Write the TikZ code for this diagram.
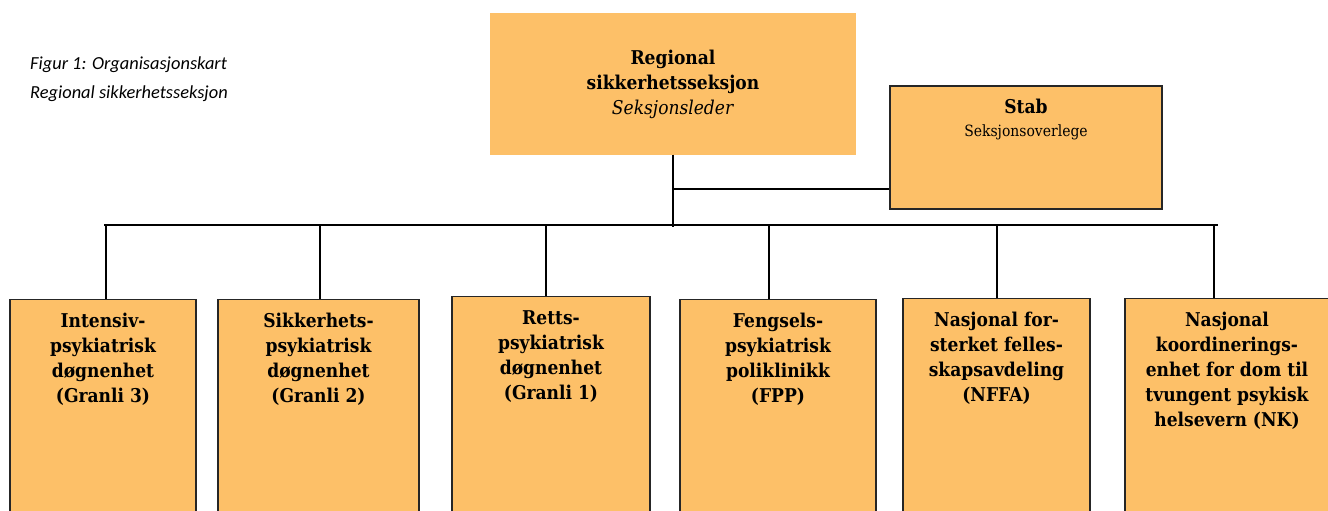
\documentclass[tikz,border=0pt]{standalone}
\usepackage{fontspec}
\setmainfont[FakeStretch=0.9]{DejaVu Serif}
\newfontfamily\capfont{Carlito}
\usetikzlibrary{calc}
\definecolor{unitfill}{RGB}{253,192,104}
\begin{document}
\begin{tikzpicture}[x=1pt,y=-1pt]

  \tikzstyle{topnode}=[rectangle,fill=unitfill,minimum width=366pt,minimum height=141pt,inner sep=0pt,align=center,font=\fontsize{19}{25}\selectfont]
  \tikzstyle{stabnode}=[draw=black!85,line width=1.2pt,rectangle,fill=unitfill,minimum width=272pt,minimum height=123pt,inner sep=0pt]
  \tikzstyle{unitnode}=[draw=black!85,line width=1.2pt,rectangle,fill=unitfill,anchor=north,minimum height=240pt,inner sep=0pt]
  \tikzstyle{unitlab}=[anchor=north,yshift=-14pt,inner sep=0pt,align=center,font=\fontsize{19}{25}\selectfont\bfseries]
  \tikzstyle{stablab}=[anchor=north,yshift=-13pt,inner sep=0pt,align=center,font=\fontsize{19}{23}\selectfont]
  \tikzstyle{conn}=[draw,line width=1.6pt]

  \useasboundingbox (0,0) rectangle (1328,511);
  \clip (0,0) rectangle (1328,511);

  % caption
  \node[anchor=base west,align=left,inner sep=0pt,font=\capfont\itshape\fontsize{18.4}{29}\selectfont] (caption) at (30,99) {Figur 1: Organisasjonskart\\Regional sikkerhetsseksjon};

  % nodes
  \node[topnode] (top) at (673,84) {\textbf{Regional}\\\textbf{sikkerhetsseksjon}\\\textit{Seksjonsleder}};
  \node[stabnode,label={[stablab]north:{\textbf{Stab}\\{\fontsize{15.5}{23}\selectfont Seksjonsoverlege}}}] (stab) at (1026,147.5) {};

  \node[unitnode,minimum width=186pt,label={[unitlab]north:{Intensiv-\\psykiatrisk\\døgnenhet\\(Granli 3)}}] (u1) at (103,299) {};
  \node[unitnode,minimum width=201pt,label={[unitlab]north:{Sikkerhets-\\psykiatrisk\\døgnenhet\\(Granli 2)}}] (u2) at (318.5,299) {};
  \node[unitnode,minimum width=198pt,label={[unitlab]north:{Retts-\\psykiatrisk\\døgnenhet\\(Granli 1)}}] (u3) at (551,296) {};
  \node[unitnode,minimum width=196pt,label={[unitlab]north:{Fengsels-\\psykiatrisk\\poliklinikk\\(FPP)}}] (u4) at (778,299) {};
  \node[unitnode,minimum width=187pt,label={[unitlab]north:{Nasjonal for-\\sterket felles-\\skapsavdeling\\(NFFA)}}] (u5) at (996.5,298) {};
  \node[unitnode,minimum width=204pt,label={[unitlab]north:{Nasjonal\\koordinerings-\\enhet for dom til\\tvungent psykisk\\helsevern (NK)}}] (u6) at (1227,298) {};

  % connectors
  \coordinate (barL) at (104,225);
  \coordinate (barR) at (1218,225);
  \coordinate (stabjoin) at (672,189);
  \coordinate (d1) at (106,225);
  \coordinate (d2) at (320,225);
  \coordinate (d3) at (546,225);
  \coordinate (d4) at (769,225);
  \coordinate (d5) at (997,225);
  \coordinate (d6) at (1214,225);

  \draw[conn] (barL) -- (barR);
  \draw[conn] (top.south) -- ([yshift=-2pt]top.south |- barL);
  \draw[conn] (stabjoin) -- (stabjoin -| stab.west);

  \draw[conn] (d1) -- (d1 |- u1.north);
  \draw[conn] (d2) -- (d2 |- u2.north);
  \draw[conn] (d3) -- (d3 |- u3.north);
  \draw[conn] (d4) -- (d4 |- u4.north);
  \draw[conn] (d5) -- (d5 |- u5.north);
  \draw[conn] (d6) -- (d6 |- u6.north);

\end{tikzpicture}
\end{document}
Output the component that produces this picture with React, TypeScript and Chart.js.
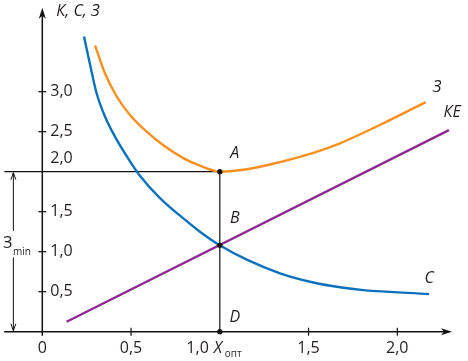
import React, { useEffect, useRef } from "react";
import { Chart, registerables } from "chart.js";
Chart.register(...registerables);

// Cost curve С (blue)
const cX = [0.235, 0.269, 0.306, 0.353, 0.419, 0.494, 0.55, 0.663, 0.776, 0.888, 1.0, 1.152, 1.339, 1.527, 1.677, 1.808, 2.179];
const cY = [3.69, 3.34, 2.98, 2.69, 2.4, 2.13, 1.95, 1.67, 1.45, 1.25, 1.08, 0.9, 0.73, 0.615, 0.555, 0.52, 0.47];
// Total curve З (orange)
const zX = [0.297, 0.353, 0.419, 0.494, 0.588, 0.682, 0.794, 0.888, 1.0, 1.152, 1.339, 1.527, 1.677, 1.94, 2.16];
const zY = [3.58, 3.23, 2.94, 2.71, 2.5, 2.33, 2.17, 2.075, 2.0, 2.03, 2.12, 2.235, 2.355, 2.625, 2.87];
// Line КЕ (purple)
const kX = [0.137, 2.291];
const kY = [0.125, 2.52];
// Marked points A, B, D
const ptX = [1.0, 1.0, 1.0];
const ptY = [2.0, 1.08, 0.0];
const ptNames = ["A", "B", "D"];
// Ticks
const xTickValues = [0, 0.5, 1.0, 1.5, 2.0];
const xTickLabels = ["0", "0,5", "1,0", "1,5", "2,0"];
const yTickValues = [0.5, 1.0, 1.5, 2.0, 2.5, 3.0];
const yTickLabels = ["0,5", "1,0", "1,5", "2,0", "2,5", "3,0"];

const BLUE = "#0a72bd";
const ORANGE = "#f7901e";
const PURPLE = "#8e2a8f";
const INK = "#231f20";
const FONT = "'Open Sans', 'Noto Sans', sans-serif";

const toPts = (xs: number[], ys: number[]) => xs.map((x, i) => ({ x, y: ys[i] }));

const overlay = {
  id: "overlay",
  afterDatasetsDraw(chart: any) {
    const ctx: CanvasRenderingContext2D = chart.ctx;
    const xs = chart.scales.x;
    const ys = chart.scales.y;
    const px = (v: number) => xs.getPixelForValue(v);
    const py = (v: number) => ys.getPixelForValue(v);
    const x0 = px(0);
    const y0 = py(0);
    ctx.save();
    ctx.strokeStyle = "#111";
    ctx.fillStyle = "#111";
    ctx.lineWidth = 1.5;
    // x axis
    ctx.beginPath();
    ctx.moveTo(px(-0.215), y0);
    ctx.lineTo(px(2.29), y0);
    ctx.stroke();
    const xt = px(2.308);
    ctx.beginPath();
    ctx.moveTo(xt, y0);
    ctx.lineTo(xt - 11, y0 - 3.5);
    ctx.lineTo(xt - 8, y0);
    ctx.lineTo(xt - 11, y0 + 3.5);
    ctx.closePath();
    ctx.fill();
    // y axis
    ctx.beginPath();
    ctx.moveTo(x0, py(-0.05));
    ctx.lineTo(x0, py(3.98));
    ctx.stroke();
    const yt = py(4.05);
    ctx.beginPath();
    ctx.moveTo(x0, yt);
    ctx.lineTo(x0 - 3.5, yt + 11);
    ctx.lineTo(x0, yt + 8);
    ctx.lineTo(x0 + 3.5, yt + 11);
    ctx.closePath();
    ctx.fill();
    // ticks
    ctx.lineWidth = 1.2;
    xTickValues.forEach((v) => {
      if (v === 0 || v === 1) return;
      ctx.beginPath();
      ctx.moveTo(px(v), y0 - 4);
      ctx.lineTo(px(v), y0 + 4);
      ctx.stroke();
    });
    yTickValues.forEach((v) => {
      if (v === 2) return;
      ctx.beginPath();
      ctx.moveTo(x0 - 4, py(v));
      ctx.lineTo(x0 + 4, py(v));
      ctx.stroke();
    });
    // tick labels
    ctx.fillStyle = INK;
    ctx.font = `16px ${FONT}`;
    ctx.textBaseline = "middle";
    xTickValues.forEach((v, i) => {
      if (v === 1) {
        ctx.textAlign = "right";
        ctx.fillText(xTickLabels[i], px(v) - 11, y0 + 17);
      } else {
        ctx.textAlign = "center";
        ctx.fillText(xTickLabels[i], px(v), y0 + 17);
      }
    });
    ctx.textAlign = "left";
    yTickValues.forEach((v, i) => {
      const yy = v === 2 ? py(v) - 13 : py(v);
      ctx.fillText(yTickLabels[i], x0 + 8, yy);
    });
    // X опт
    ctx.font = `italic 16px ${FONT}`;
    ctx.fillText("X", px(1) - 6, y0 + 17);
    ctx.font = `10px ${FONT}`;
    ctx.fillText("опт", px(1) + 5, y0 + 22);
    // axis title
    ctx.font = `italic 16px ${FONT}`;
    ctx.fillText("К, С, З", x0 + 14, py(4.0));
    // curve labels
    ctx.fillText("З", px(2.2), py(3.05));
    ctx.fillText("КЕ", px(2.26), py(2.74));
    ctx.textAlign = "center";
    ctx.fillText("С", px(2.18), py(0.66));
    ptNames.forEach((n, i) => {
      const off = i === 0 ? 0.23 : i === 1 ? 0.33 : 0.18;
      ctx.fillText(n, px(ptX[i]) + 15, py(ptY[i] + off));
    });
    // З min arrow
    const ax = px(-0.163);
    ctx.strokeStyle = "#111";
    ctx.lineWidth = 1;
    ctx.beginPath();
    ctx.moveTo(ax, py(2.0) + 1);
    ctx.lineTo(ax, py(1.26));
    ctx.moveTo(ax, py(0.93));
    ctx.lineTo(ax, y0 - 1);
    ctx.stroke();
    ctx.beginPath();
    ctx.moveTo(ax - 2.5, py(2.0) + 8);
    ctx.lineTo(ax, py(2.0) + 1);
    ctx.lineTo(ax + 2.5, py(2.0) + 8);
    ctx.moveTo(ax - 2.5, y0 - 8);
    ctx.lineTo(ax, y0 - 1);
    ctx.lineTo(ax + 2.5, y0 - 8);
    ctx.stroke();
    ctx.textAlign = "left";
    ctx.font = `16px ${FONT}`;
    ctx.fillText("З", 3, py(1.1));
    ctx.font = `10px ${FONT}`;
    ctx.fillText("min", 13, py(1.0));
    ctx.restore();
  },
};

export default function App() {
  const ref = useRef<HTMLCanvasElement | null>(null);
  useEffect(() => {
    if (!ref.current) return;
    const chart = new Chart(ref.current, {
      type: "scatter",
      data: {
        datasets: [
          {
            data: toPts(ptX, ptY),
            pointRadius: 2.6,
            pointBackgroundColor: "#111",
            pointBorderWidth: 0,
            showLine: false,
            order: 0,
          },
          {
            data: toPts(zX, zY),
            showLine: true,
            borderColor: ORANGE,
            borderWidth: 2.4,
            pointRadius: 0,
            cubicInterpolationMode: "monotone",
            order: 1,
          },
          {
            data: toPts(cX, cY),
            showLine: true,
            borderColor: BLUE,
            borderWidth: 2.4,
            pointRadius: 0,
            cubicInterpolationMode: "monotone",
            order: 1,
          },
          {
            data: toPts(kX, kY),
            showLine: true,
            borderColor: PURPLE,
            borderWidth: 2.4,
            pointRadius: 0,
            order: 1,
          },
          {
            data: [
              { x: -0.214, y: 2.0 },
              { x: 1.0, y: 2.0 },
              { x: 1.0, y: 0 },
            ],
            showLine: true,
            borderColor: "#111",
            borderWidth: 1.2,
            pointRadius: 0,
            tension: 0,
            order: 2,
          },
        ],
      },
      options: {
        animation: false,
        responsive: false,
        devicePixelRatio: 1,
        layout: { padding: 0, autoPadding: false },
        plugins: { legend: { display: false }, tooltip: { enabled: false } },
        scales: {
          x: { type: "linear", min: -0.2383, max: 2.3983, display: false },
          y: { type: "linear", min: -0.36625, max: 4.14625, display: false },
        },
      } as any,
      plugins: [overlay],
    });
    return () => chart.destroy();
  }, []);
  return (
    <div style={{ position: "absolute", left: 0, top: 0, width: 468, height: 361, background: "#fff" }}>
      <canvas ref={ref} width={468} height={361} />
    </div>
  );
}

═══

▸ Goal of the exercise
Take only the lines above from the one that has "Output the component" through the one that has "Chart.register(...registerables);" and reproduce them exactly, omitting any pictures.

▸ The result
Output the component that produces this picture with React, TypeScript and Chart.js.
import React, { useEffect, useRef } from "react";
import { Chart, registerables } from "chart.js";
Chart.register(...registerables);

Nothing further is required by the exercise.